OK, as you've no doubt seen Billabong hit the ground running at Teahupoo by finishing Round 1 on the first day of the waiting period. That decision, we assume, was to harness media momentum and iron out any webcasting bugs - a pragmatic move reinforced by the two subsequent laydays that had similar sized waves.

For the next three days the swell at Teahupoo should persist at the same size – 4-6 feet. The first serious pulse of swell is expected to build through day six (Thursday local time, Friday Australian) of the waiting period with sets reaching 6-8 foot+ in the afternoon. Conditions may be a little tricky with a moderate to fresh east-southeast tradewind blowing across the wave. This swell should persist through day seven at the same size with winds tending straighter offshore from the east.

All the talk, however, is of what's coming behind that swell. In our last instalment we mentioned a series of stepladder swells – each one being larger than the one preceding it. Well, day eight looks like being the top rung of the ladder.

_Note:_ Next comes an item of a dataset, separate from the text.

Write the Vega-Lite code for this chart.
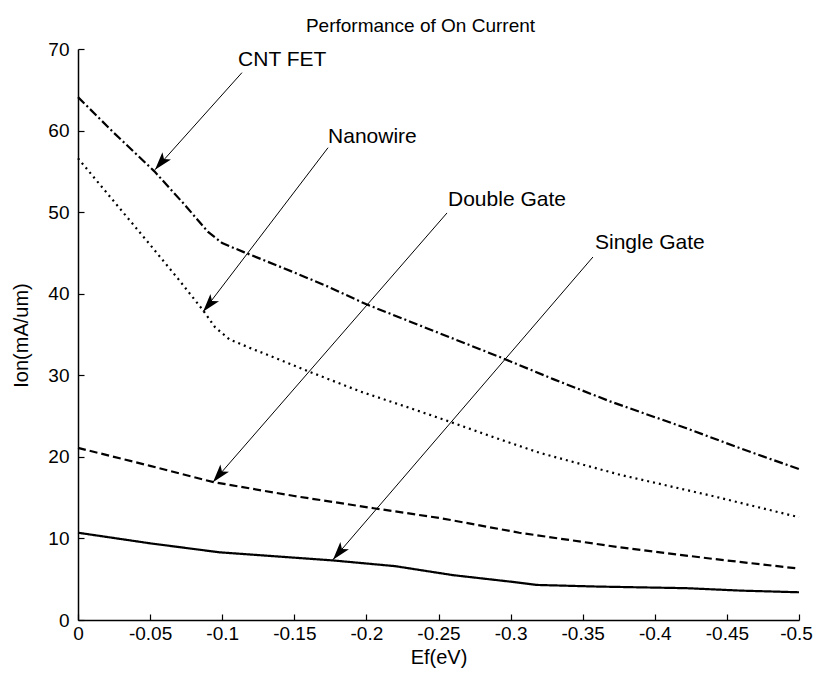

This swell will be generated by a very strong Southern Ocean storm forming south of New Zealand tonight. The storm should track east-northeast over an already active sea state, generating winds in the storm-force range (48-55kts) for a period of nearly 24 hours, setting in motion a large and powerful long-period groundswell.

We originally forecast 8-10 foot + waves but since then there's been a slight adjustment upwards, so rather than tone it down – which would be typical – we've revised the forecast up. Therefore, on Saturday Teahupoo should see 10-12 foot waves with the odd 15 foot bomb. The large distance between the storm and Tahiti - some 3,500 kilometres - will result in the bigger set waves being fairly inconsistent. Near-perfect wind conditions are expected with moderate easterly trades.

Our guess is that that with 2 ½ days to go they'll run the contest on Thursday, Friday and Saturday. Of course anything is possible but with good conditions forecast, the surfers' representative (Kieren Perrow) being a known charger, and the entire webcast world praying for thundering Chopes then those days appear good money.

Now that the forecast is locked in it's worth revisiting the term 'inconsistent'. In the context used above it sounds unfavourable, and it may mean there are slow periods during the swell, yet it may also be this aspect that allows the comp to run on Saturday. Between the very large inconsistent, and perhaps only towable, waves will be 'smaller' paddleable sets of around 10-12 feet. As you process that information spare a thought for competitors (assuming they run the competition on that day) sitting inside trying to paddle into 10 foot Teahupoo whilst keeping the keenest of eyes on any dark lumps appearing out the back.

Our advice to competitors? Don't blink, just go.
Our advice to everyone in webcast world? Top up your bandwidth now.